Published December 23, 2009, 08:02 AM

Proposed City Council change sparks debate

Some of Mitchell’s most experienced politicians clashed this week over a proposed change to the structure of the City Council.
Dusty Johnson, chairman of the state Public Utilities Commission, and Mike Vehle, a state senator, presented ideas Monday evening to the City Council from the Focus 2020 Governmental Structures Subcommittee. Focus 2020 is a volunteer group formed last year to issue wide-ranging recommendations for the future of the Mitchell area.

By: Seth Tupper, The Daily Republic

Some of Mitchell’s most experienced politicians clashed this week over a proposed change to the structure of the City Council.

Dusty Johnson, chairman of the state Public Utilities Commission, and Mike Vehle, a state senator, presented ideas Monday evening to the City Council from the Focus 2020 Governmental Structures Subcommittee. Focus 2020 is a volunteer group formed last year to issue wide-ranging recommendations for the future of the Mitchell area.

One of the subcommittee’s proposals is changing two of the eight City Council seats to at-large positions, and reducing the number of wards in the city from four to three. City residents would then be represented not only by the two council members from their ward, as they are now, but also by the two at-large council members.

“It gives you four councilors to work with, because you’ve got the two from your ward, and the two at-large,” Vehle said. “So it encompasses a little bit more of the benefits of both.”

Johnson said at-large council positions have worked well for Sioux Falls.

“One thing that people on the council seem to like is that at-large councilors can be a little bit of a political counterweight to a very strong-personality mayor,” Johnson said. “Those people have the same constituency, they have the same geographic base, and in some respects, they maybe have more leverage.”

The presentation from Vehle and Johnson, both Republicans, lasted about 18 minutes and covered numerous other recommendations for city government. Most of the remaining 12 minutes allotted for the issue were consumed by a back-and-forth discussion that resembled a debate tournament and pitted Vehle and Johnson against City Councilman Mel Olson.

Olson, a Democrat and former state legislator, opposes changing two of the council seats to at-large positions.

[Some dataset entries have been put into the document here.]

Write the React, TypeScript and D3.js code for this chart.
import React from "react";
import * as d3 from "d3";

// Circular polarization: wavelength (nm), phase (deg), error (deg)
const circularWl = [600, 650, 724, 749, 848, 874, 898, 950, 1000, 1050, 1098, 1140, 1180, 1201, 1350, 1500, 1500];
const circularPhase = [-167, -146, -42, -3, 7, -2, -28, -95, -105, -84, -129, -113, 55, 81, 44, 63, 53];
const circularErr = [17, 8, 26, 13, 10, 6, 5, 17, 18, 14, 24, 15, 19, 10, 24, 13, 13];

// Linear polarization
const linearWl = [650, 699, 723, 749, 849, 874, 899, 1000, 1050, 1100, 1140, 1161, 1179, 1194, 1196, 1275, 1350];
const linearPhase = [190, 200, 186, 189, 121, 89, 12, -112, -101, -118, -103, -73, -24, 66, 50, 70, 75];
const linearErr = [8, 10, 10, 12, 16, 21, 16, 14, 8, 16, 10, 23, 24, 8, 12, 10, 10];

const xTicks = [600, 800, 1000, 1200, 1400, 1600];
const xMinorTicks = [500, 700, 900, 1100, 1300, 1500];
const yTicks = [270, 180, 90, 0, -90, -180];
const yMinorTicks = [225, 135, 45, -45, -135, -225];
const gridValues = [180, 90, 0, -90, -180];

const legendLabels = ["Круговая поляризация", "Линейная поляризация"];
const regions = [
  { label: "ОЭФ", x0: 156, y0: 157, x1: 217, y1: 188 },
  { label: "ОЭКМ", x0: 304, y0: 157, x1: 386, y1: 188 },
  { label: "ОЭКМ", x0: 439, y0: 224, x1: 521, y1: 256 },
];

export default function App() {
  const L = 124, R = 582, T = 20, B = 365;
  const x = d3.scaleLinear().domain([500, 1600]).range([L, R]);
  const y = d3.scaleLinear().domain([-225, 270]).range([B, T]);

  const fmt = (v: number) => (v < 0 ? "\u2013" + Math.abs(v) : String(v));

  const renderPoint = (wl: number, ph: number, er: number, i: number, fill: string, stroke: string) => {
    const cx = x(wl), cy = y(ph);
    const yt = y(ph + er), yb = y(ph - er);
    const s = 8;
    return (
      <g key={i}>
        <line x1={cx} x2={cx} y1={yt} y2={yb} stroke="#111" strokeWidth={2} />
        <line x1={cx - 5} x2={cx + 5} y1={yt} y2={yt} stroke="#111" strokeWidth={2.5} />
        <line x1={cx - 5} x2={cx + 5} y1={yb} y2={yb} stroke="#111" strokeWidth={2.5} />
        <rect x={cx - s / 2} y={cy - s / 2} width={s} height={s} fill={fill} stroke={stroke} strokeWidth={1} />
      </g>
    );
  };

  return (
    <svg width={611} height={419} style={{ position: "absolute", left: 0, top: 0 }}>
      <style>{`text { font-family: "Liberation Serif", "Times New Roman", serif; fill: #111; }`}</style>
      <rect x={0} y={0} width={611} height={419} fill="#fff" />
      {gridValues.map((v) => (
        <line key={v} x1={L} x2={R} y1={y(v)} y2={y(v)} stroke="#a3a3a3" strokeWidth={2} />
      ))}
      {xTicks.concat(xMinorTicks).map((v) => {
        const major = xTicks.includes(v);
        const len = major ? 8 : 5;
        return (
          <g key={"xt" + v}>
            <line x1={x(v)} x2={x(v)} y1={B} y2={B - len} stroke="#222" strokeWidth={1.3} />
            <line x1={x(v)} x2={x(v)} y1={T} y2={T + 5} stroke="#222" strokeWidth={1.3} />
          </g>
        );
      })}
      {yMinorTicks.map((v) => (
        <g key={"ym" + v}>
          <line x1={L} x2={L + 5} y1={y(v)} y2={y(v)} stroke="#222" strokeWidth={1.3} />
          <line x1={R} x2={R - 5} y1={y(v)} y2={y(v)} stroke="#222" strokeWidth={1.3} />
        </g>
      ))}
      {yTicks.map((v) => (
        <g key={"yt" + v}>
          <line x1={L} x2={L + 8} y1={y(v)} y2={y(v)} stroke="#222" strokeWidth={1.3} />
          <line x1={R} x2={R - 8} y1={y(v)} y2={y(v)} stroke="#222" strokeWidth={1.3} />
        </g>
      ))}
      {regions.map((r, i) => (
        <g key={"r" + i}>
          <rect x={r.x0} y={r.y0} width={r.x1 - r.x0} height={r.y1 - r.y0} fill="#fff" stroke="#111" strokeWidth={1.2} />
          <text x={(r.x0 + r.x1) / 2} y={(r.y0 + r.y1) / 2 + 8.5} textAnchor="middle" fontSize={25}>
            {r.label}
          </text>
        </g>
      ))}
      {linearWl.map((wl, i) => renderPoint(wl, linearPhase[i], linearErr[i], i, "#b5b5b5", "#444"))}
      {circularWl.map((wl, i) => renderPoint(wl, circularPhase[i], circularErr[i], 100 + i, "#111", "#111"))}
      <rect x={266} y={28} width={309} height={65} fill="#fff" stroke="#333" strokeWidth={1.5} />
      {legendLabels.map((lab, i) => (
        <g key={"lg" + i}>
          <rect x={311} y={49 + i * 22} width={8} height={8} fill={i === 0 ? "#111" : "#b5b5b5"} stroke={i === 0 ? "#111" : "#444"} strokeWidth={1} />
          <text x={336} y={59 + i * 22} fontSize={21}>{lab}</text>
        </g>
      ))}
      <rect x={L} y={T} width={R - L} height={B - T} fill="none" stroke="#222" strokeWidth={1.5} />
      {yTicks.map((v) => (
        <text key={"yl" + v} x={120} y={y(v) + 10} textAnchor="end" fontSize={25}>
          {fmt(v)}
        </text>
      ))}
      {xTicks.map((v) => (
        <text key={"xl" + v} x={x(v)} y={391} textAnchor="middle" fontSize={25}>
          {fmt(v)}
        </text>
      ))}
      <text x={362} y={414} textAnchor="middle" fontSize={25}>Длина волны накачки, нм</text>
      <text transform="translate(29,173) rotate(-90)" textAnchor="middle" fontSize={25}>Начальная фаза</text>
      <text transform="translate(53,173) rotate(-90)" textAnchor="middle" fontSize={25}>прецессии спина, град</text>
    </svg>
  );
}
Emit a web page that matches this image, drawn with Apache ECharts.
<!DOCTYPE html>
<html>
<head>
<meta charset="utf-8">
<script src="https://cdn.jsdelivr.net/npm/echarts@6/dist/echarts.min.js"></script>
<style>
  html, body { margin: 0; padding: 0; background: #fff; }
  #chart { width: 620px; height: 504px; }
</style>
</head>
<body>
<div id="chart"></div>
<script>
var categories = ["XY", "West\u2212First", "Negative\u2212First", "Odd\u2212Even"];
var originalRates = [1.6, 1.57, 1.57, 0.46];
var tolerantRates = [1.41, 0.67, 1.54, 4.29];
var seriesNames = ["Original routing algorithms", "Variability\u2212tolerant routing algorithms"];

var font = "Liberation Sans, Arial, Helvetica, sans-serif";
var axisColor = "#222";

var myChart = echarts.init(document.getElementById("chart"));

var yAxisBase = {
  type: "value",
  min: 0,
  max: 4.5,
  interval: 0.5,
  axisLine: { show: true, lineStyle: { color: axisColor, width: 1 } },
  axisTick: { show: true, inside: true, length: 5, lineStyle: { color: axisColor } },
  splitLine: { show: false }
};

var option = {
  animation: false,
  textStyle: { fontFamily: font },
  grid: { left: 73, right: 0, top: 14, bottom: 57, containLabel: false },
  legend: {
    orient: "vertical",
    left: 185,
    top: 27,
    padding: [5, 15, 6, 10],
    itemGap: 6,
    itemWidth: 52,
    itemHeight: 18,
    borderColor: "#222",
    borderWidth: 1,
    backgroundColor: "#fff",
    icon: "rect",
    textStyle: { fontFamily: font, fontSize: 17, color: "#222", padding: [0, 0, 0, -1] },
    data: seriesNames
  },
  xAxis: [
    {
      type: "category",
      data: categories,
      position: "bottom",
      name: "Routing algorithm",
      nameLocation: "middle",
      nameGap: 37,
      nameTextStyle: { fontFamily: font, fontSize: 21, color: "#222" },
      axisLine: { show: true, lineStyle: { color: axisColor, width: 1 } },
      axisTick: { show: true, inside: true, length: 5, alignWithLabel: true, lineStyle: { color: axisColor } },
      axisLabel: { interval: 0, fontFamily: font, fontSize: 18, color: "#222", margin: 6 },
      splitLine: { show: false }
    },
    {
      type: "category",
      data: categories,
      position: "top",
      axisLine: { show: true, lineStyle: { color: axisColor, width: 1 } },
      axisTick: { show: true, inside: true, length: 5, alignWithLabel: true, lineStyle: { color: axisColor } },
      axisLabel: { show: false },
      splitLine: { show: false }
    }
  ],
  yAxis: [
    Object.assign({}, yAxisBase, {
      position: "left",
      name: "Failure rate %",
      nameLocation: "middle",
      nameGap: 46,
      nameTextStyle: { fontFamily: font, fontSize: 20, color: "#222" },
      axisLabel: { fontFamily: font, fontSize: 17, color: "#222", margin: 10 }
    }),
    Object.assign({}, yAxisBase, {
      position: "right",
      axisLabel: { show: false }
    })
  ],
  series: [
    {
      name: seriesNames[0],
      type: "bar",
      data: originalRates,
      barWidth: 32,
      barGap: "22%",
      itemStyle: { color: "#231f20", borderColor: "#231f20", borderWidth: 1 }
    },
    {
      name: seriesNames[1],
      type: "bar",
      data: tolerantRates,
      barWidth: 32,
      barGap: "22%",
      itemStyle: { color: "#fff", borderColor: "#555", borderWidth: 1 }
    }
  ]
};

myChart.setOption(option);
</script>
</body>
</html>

He said the election of two at-large council members would essentially create three chief executives, because the at-large council members and the mayor would all be elected from the city as a whole.

“I guess I don’t understand why we’d want three mayors,” Olson said, “because that’s in essence what you’re doing.”

An at-large candidacy would be a burden on the time and resources of people interested in running for those positions, Olson said, because they would have to campaign across the whole city instead of just in their own ward. Participation in the electoral process could suffer as a result, he said.

In response, Johnson disclosed that the recommendation from the subcommittee was actually a compromise. Some subcommittee members wanted to propose an entirely at-large council, while others wanted to retain the existing ward system. Johnson also disagreed with Olson’s “three mayors” criticism and said that, in other cities that have at-large council positions, he doesn’t know of anybody who thinks of at-large council members as extra mayors.

Vehle said at-large positions could increase rather than decrease electoral participation, because people who cannot beat the two council members in their own ward could still run for an at-large position.

Olson countered that at-large council members would probably be less responsive to the “neighborhood issues” that ward-elected council members are often in tune with. Vehle disagreed and reiterated his belief that responsiveness could improve, because residents who are unhappy with the responsiveness of council members in their ward could take their grievances to the at-large council members.

Undeterred, Olson compared Mitchell’s wards to the state’s legislative districts and said the state would “never consider” changing to at-large legislative positions.

“It would be all Sioux Falls, all Rapid City, all Aberdeen if we went at-large for the state, and we would lose out,” Olson said.

Johnson said Olson’s comparison was too generalized, and he cited legislative District 20 — consisting of Davison and Aurora counties — as an example. Because of at-large representation within the district, Johnson said, the city of Plankinton in Aurora County benefited from all three of the district’s legislators fighting to reopen its juvenile treatment facility in recent years. Had the district been divided into ward-like sub-districts, Johnson said, Plankinton may have only had one representative to work with.

“In some respects, I think it’s a little bit too simplistic to say ‘at-large is bad,’ or ‘at-large isn’t.’ ” Johnson said. “I think you really need to look at the specific geography you’re talking about.”

Mayor Lou Sebert eventually diverted the discussion to other topics. When the half-hour allotted for the discussion was over, Councilman Jeff Smith said he’d like Vehle and Johnson to come back in the future to help the council consider each of the subcommittee’s recommendations.

The subcommittee’s other recommendations for the city of Mitchell are hiring a city manager, improving the city’s strategic planning process, requiring candidates for city offices to file campaign-finance reports, televising City Council meetings, improving the city Web site, and revising city committees to make them more accessible and transparent to the public.

A written report detailing all of the recommendations is available at www.Focus2020.org.